** START **

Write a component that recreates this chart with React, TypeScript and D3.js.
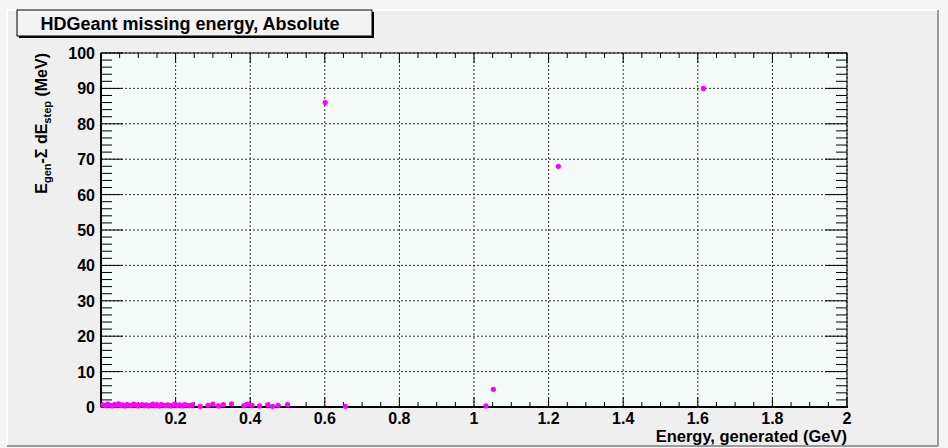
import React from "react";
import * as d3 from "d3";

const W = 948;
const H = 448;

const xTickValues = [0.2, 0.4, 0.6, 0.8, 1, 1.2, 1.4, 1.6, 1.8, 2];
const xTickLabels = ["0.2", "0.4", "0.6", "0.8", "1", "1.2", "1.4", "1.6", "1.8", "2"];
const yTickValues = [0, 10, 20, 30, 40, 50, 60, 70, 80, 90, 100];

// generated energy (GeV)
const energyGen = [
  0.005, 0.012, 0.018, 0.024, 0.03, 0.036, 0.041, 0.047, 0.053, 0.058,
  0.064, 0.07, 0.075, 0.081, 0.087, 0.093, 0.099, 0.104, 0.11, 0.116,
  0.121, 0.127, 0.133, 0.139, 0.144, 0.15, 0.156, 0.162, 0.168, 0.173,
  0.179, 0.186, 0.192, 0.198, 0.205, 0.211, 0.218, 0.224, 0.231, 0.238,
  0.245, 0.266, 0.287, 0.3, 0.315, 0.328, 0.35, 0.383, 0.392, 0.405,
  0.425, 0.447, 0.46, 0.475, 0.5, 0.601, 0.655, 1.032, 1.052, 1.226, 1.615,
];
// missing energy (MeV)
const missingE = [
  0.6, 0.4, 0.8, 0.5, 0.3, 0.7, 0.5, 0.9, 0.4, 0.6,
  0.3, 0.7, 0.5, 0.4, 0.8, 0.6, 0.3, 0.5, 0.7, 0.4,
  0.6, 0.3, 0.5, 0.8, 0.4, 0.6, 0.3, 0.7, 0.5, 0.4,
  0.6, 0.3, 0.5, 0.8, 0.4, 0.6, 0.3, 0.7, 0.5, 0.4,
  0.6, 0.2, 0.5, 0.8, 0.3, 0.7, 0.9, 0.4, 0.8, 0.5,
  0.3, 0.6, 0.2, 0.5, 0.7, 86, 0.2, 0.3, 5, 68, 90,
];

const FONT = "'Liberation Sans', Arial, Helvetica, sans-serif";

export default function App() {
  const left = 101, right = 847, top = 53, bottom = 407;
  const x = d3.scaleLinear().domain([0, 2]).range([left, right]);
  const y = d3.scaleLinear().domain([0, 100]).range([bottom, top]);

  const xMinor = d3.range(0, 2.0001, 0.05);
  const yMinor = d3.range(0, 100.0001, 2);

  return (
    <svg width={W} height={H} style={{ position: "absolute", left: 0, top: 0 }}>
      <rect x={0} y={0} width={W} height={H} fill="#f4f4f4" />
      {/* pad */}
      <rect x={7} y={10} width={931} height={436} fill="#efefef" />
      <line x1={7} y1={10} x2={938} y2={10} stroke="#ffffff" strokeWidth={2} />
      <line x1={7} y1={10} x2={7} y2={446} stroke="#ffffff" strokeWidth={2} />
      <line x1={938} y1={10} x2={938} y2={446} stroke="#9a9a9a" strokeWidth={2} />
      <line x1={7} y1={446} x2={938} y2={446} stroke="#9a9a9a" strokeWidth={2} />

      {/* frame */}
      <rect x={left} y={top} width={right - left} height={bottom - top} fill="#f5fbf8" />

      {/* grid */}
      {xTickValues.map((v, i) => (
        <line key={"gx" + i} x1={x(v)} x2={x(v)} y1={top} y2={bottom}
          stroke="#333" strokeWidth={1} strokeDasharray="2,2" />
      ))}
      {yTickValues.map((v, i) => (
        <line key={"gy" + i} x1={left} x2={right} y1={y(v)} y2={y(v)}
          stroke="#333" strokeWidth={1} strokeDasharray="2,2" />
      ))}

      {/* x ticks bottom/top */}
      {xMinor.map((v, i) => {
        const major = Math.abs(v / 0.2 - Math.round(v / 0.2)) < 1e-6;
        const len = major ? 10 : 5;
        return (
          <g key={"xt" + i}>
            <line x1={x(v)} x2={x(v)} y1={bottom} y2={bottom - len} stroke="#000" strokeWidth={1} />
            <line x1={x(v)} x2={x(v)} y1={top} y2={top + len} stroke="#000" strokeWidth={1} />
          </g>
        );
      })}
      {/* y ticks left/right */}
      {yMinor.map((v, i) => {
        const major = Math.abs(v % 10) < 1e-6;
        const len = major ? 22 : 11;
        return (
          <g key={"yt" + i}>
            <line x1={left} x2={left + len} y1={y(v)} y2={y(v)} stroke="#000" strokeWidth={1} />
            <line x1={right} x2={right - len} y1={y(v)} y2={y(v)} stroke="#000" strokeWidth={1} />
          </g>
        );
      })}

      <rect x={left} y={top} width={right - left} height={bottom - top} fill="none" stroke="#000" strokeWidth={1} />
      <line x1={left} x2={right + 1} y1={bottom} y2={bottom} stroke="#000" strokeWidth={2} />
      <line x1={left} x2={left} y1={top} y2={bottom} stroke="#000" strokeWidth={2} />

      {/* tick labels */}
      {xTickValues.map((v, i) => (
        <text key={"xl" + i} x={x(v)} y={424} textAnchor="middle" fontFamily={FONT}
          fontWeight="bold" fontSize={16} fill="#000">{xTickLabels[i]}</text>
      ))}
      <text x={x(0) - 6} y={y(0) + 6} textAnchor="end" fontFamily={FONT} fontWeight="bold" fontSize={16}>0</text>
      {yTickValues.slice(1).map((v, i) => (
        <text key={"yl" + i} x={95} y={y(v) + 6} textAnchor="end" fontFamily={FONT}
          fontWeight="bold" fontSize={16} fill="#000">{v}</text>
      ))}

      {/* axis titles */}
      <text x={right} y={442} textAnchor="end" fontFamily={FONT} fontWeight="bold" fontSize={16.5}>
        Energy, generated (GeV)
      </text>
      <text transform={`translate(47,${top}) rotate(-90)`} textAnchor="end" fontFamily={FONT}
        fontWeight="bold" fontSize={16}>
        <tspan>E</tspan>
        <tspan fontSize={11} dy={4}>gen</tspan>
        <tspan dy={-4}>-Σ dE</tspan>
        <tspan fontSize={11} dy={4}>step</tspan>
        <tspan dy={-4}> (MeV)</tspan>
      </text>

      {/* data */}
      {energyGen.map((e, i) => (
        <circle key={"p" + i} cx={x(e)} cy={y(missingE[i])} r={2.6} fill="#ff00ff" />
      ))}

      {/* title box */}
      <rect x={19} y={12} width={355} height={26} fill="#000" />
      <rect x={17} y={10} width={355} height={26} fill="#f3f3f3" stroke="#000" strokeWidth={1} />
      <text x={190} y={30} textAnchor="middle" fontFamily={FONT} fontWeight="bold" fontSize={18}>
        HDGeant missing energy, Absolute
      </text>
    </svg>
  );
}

** END **

§ GIVEN EXERCISE: Starting at the top of the listing above, reproduce each line up to and including the one with "const H = 448;"; omit the pictures.

§ ANSWER:
Write a component that recreates this chart with React, TypeScript and D3.js.
import React from "react";
import * as d3 from "d3";

const W = 948;
const H = 448;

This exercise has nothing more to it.